• _Given data_:
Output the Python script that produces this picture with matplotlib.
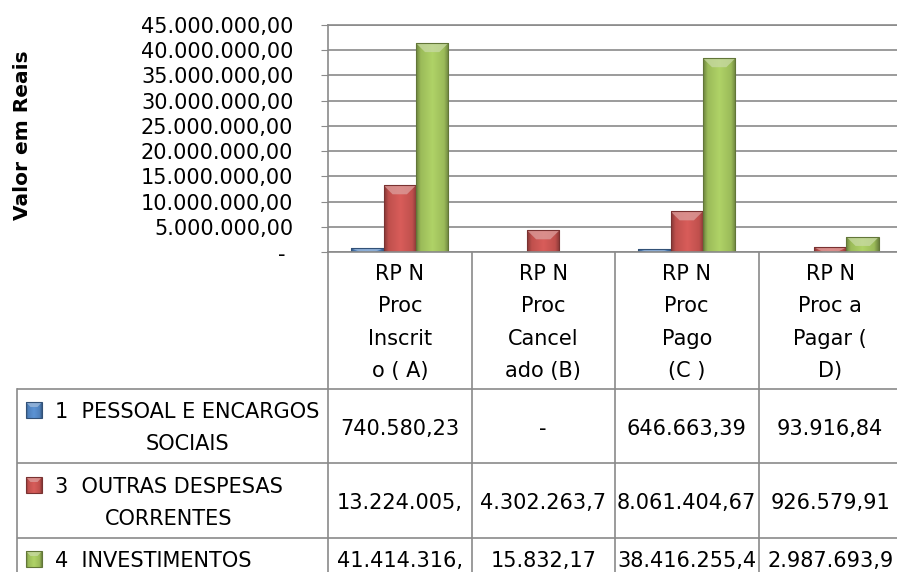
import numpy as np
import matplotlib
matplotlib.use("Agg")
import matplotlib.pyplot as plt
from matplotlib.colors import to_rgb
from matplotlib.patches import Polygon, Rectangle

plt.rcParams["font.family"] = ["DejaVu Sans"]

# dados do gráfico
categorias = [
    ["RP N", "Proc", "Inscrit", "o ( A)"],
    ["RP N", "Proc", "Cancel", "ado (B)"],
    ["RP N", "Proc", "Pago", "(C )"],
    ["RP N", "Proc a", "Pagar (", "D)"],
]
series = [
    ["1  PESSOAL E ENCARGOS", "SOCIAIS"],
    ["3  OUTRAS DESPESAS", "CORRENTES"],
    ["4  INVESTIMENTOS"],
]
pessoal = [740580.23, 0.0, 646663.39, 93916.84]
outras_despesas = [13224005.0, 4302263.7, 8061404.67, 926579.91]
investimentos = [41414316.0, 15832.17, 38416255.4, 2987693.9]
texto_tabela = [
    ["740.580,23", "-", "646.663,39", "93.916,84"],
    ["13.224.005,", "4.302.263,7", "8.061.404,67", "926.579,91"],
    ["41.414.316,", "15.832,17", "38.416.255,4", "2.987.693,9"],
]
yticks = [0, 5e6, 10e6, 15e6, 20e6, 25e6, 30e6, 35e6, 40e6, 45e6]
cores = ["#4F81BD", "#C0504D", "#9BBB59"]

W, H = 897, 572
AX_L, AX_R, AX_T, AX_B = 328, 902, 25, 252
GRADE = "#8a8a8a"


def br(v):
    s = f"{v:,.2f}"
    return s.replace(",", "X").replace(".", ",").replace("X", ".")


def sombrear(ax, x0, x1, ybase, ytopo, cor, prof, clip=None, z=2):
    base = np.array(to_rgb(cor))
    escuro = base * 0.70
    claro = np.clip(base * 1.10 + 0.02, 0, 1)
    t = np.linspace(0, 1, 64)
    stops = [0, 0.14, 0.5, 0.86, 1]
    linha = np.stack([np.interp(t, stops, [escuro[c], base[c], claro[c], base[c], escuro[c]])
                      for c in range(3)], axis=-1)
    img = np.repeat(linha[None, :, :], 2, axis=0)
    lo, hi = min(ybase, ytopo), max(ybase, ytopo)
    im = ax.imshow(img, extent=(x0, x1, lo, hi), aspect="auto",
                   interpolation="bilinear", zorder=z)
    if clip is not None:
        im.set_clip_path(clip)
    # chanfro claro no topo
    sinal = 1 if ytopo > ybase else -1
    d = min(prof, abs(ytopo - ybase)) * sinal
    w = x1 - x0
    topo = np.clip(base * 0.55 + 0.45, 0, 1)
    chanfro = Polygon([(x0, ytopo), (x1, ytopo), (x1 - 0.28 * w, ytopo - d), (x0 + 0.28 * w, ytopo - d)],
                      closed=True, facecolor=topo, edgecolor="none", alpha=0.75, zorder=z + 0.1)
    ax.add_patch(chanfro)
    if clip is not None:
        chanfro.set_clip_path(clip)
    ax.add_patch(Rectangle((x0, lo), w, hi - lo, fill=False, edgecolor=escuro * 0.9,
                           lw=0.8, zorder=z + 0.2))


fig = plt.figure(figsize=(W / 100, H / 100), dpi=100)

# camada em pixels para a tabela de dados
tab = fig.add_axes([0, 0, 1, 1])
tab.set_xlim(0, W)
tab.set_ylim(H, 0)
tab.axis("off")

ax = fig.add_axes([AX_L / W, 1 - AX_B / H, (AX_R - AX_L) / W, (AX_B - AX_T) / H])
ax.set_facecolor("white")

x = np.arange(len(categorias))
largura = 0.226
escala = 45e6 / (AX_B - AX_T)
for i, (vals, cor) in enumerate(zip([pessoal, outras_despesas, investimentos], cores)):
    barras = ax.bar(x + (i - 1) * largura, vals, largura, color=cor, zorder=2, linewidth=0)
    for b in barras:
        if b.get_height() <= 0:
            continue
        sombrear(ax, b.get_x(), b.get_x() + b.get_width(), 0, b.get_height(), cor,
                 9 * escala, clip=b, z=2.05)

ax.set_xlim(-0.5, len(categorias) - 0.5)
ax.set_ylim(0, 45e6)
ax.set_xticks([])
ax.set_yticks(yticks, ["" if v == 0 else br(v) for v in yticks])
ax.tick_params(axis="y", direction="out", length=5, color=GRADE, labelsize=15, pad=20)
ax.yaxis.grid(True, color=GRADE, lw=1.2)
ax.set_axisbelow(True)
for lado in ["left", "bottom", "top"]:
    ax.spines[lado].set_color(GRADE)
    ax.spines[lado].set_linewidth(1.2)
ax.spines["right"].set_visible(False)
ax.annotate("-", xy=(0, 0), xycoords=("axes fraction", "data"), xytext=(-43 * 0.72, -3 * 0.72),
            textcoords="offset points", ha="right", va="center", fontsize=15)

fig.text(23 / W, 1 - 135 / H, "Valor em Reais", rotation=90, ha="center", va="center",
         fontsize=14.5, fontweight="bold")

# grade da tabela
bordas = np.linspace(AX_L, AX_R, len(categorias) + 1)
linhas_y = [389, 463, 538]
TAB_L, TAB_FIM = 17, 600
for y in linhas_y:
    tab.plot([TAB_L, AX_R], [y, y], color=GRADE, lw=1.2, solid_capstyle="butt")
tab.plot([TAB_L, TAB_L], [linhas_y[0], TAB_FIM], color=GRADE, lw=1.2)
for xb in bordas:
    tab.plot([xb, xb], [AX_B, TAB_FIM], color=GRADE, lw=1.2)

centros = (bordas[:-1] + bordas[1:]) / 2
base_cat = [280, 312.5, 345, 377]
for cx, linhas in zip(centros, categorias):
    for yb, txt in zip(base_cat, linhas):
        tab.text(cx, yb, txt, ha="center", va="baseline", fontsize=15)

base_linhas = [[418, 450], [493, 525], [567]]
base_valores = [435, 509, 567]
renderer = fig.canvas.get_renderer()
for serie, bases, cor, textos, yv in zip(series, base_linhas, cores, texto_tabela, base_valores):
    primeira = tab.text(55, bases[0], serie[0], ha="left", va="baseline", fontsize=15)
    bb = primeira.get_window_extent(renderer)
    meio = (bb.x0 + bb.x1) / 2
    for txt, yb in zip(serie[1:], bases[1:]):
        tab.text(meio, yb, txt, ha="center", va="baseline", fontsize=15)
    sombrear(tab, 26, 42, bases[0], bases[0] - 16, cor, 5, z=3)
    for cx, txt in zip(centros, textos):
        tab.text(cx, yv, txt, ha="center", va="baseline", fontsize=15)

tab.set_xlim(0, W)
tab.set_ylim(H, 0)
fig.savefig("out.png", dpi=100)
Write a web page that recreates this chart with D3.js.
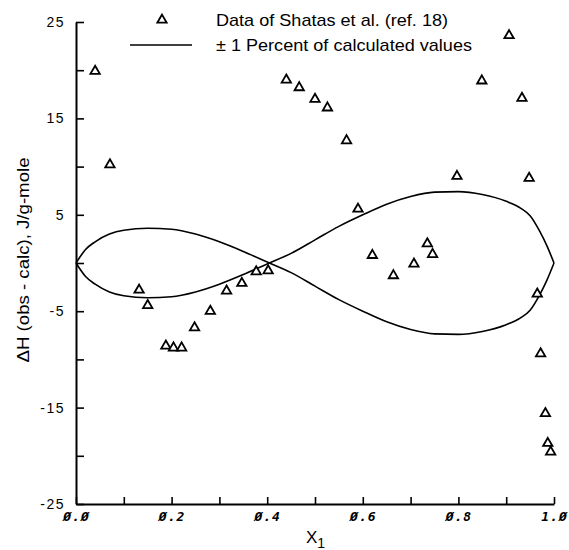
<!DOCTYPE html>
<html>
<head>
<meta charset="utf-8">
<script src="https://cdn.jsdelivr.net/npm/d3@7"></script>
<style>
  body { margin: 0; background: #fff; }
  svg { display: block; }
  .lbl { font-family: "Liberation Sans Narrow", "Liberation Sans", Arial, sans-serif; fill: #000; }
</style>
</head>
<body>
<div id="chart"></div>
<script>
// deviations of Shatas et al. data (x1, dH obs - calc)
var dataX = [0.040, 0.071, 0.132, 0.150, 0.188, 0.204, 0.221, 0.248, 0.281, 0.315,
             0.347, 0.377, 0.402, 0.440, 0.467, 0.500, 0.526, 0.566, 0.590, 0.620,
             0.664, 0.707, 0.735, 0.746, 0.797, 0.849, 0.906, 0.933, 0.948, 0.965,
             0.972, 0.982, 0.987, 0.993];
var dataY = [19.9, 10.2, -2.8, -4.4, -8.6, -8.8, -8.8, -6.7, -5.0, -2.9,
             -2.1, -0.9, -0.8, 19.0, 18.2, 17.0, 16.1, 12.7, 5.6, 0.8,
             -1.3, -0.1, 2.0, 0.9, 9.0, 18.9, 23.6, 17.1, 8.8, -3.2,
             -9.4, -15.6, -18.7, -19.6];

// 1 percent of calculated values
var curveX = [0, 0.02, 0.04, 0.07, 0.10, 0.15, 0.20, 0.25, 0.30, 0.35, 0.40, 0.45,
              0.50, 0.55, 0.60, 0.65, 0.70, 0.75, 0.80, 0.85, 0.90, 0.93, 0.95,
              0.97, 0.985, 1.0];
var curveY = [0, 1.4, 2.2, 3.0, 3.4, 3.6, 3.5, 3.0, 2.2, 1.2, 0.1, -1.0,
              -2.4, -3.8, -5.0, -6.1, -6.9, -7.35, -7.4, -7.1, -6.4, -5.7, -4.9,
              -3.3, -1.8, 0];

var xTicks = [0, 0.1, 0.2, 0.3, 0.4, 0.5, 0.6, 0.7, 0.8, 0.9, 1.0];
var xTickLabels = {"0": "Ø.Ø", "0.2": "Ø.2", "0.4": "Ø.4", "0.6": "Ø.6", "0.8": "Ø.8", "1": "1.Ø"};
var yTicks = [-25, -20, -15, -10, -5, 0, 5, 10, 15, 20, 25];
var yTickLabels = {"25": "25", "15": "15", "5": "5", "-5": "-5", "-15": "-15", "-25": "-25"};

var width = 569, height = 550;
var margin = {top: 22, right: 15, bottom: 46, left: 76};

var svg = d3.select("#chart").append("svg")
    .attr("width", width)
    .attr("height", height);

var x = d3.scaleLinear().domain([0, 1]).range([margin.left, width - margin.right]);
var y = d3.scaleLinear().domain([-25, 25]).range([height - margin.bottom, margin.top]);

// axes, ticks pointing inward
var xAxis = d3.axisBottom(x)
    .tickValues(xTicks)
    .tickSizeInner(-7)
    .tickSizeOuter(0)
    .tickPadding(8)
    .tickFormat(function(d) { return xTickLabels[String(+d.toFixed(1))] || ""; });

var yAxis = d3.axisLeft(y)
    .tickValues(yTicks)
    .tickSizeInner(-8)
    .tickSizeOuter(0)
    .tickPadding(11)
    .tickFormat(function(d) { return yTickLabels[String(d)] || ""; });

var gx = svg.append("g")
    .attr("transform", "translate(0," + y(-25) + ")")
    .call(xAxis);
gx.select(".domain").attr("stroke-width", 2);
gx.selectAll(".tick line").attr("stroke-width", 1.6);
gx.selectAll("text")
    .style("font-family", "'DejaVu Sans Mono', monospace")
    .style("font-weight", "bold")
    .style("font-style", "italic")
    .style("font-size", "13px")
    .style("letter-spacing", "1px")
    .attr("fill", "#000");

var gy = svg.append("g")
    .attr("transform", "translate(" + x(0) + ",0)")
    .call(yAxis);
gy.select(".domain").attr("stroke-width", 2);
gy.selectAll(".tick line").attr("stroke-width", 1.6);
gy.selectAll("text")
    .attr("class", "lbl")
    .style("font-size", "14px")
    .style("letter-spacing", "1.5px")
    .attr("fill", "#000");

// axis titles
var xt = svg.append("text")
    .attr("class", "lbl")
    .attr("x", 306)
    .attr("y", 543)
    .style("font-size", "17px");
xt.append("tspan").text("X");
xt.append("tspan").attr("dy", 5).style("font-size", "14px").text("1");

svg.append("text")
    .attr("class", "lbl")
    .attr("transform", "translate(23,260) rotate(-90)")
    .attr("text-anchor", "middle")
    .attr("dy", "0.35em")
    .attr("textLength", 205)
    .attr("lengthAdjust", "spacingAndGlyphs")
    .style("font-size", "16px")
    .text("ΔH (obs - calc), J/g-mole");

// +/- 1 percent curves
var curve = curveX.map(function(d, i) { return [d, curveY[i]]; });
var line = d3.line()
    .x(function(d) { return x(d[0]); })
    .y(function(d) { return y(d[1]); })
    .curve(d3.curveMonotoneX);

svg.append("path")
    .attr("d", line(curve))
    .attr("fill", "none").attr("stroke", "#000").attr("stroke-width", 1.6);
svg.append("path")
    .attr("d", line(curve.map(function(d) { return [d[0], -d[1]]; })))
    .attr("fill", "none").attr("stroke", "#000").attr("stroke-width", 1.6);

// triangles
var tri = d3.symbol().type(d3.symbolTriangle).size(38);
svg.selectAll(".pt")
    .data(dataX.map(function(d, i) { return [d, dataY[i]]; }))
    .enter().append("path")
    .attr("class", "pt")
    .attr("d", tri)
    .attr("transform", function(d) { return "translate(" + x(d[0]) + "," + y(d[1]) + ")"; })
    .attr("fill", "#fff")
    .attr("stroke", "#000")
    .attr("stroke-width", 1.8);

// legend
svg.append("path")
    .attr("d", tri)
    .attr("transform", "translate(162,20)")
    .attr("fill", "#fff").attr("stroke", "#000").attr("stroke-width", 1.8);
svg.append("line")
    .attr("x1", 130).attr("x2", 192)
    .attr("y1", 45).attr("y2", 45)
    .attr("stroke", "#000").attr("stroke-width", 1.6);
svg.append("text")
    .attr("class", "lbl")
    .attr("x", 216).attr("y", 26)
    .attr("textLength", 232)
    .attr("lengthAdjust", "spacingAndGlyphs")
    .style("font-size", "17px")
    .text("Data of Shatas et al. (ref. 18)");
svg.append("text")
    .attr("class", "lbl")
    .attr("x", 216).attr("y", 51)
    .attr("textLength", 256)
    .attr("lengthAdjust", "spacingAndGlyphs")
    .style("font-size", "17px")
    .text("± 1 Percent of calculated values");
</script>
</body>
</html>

• _What needs to be done_: Nothing but the lines from the one containing "Write a web" through the one containing "var y = d3.scaleLinear().domain([-25, 25]).range([height" should appear in your copy, exactly as written and without pictures.

• _Written solution_:
Write a web page that recreates this chart with D3.js.
<!DOCTYPE html>
<html>
<head>
<meta charset="utf-8">
<script src="https://cdn.jsdelivr.net/npm/d3@7"></script>
<style>
  body { margin: 0; background: #fff; }
  svg { display: block; }
  .lbl { font-family: "Liberation Sans Narrow", "Liberation Sans", Arial, sans-serif; fill: #000; }
</style>
</head>
<body>
<div id="chart"></div>
<script>
// deviations of Shatas et al. data (x1, dH obs - calc)
var dataX = [0.040, 0.071, 0.132, 0.150, 0.188, 0.204, 0.221, 0.248, 0.281, 0.315,
             0.347, 0.377, 0.402, 0.440, 0.467, 0.500, 0.526, 0.566, 0.590, 0.620,
             0.664, 0.707, 0.735, 0.746, 0.797, 0.849, 0.906, 0.933, 0.948, 0.965,
             0.972, 0.982, 0.987, 0.993];
var dataY = [19.9, 10.2, -2.8, -4.4, -8.6, -8.8, -8.8, -6.7, -5.0, -2.9,
             -2.1, -0.9, -0.8, 19.0, 18.2, 17.0, 16.1, 12.7, 5.6, 0.8,
             -1.3, -0.1, 2.0, 0.9, 9.0, 18.9, 23.6, 17.1, 8.8, -3.2,
             -9.4, -15.6, -18.7, -19.6];

// 1 percent of calculated values
var curveX = [0, 0.02, 0.04, 0.07, 0.10, 0.15, 0.20, 0.25, 0.30, 0.35, 0.40, 0.45,
              0.50, 0.55, 0.60, 0.65, 0.70, 0.75, 0.80, 0.85, 0.90, 0.93, 0.95,
              0.97, 0.985, 1.0];
var curveY = [0, 1.4, 2.2, 3.0, 3.4, 3.6, 3.5, 3.0, 2.2, 1.2, 0.1, -1.0,
              -2.4, -3.8, -5.0, -6.1, -6.9, -7.35, -7.4, -7.1, -6.4, -5.7, -4.9,
              -3.3, -1.8, 0];

var xTicks = [0, 0.1, 0.2, 0.3, 0.4, 0.5, 0.6, 0.7, 0.8, 0.9, 1.0];
var xTickLabels = {"0": "Ø.Ø", "0.2": "Ø.2", "0.4": "Ø.4", "0.6": "Ø.6", "0.8": "Ø.8", "1": "1.Ø"};
var yTicks = [-25, -20, -15, -10, -5, 0, 5, 10, 15, 20, 25];
var yTickLabels = {"25": "25", "15": "15", "5": "5", "-5": "-5", "-15": "-15", "-25": "-25"};

var width = 569, height = 550;
var margin = {top: 22, right: 15, bottom: 46, left: 76};

var svg = d3.select("#chart").append("svg")
    .attr("width", width)
    .attr("height", height);

var x = d3.scaleLinear().domain([0, 1]).range([margin.left, width - margin.right]);
var y = d3.scaleLinear().domain([-25, 25]).range([height - margin.bottom, margin.top]);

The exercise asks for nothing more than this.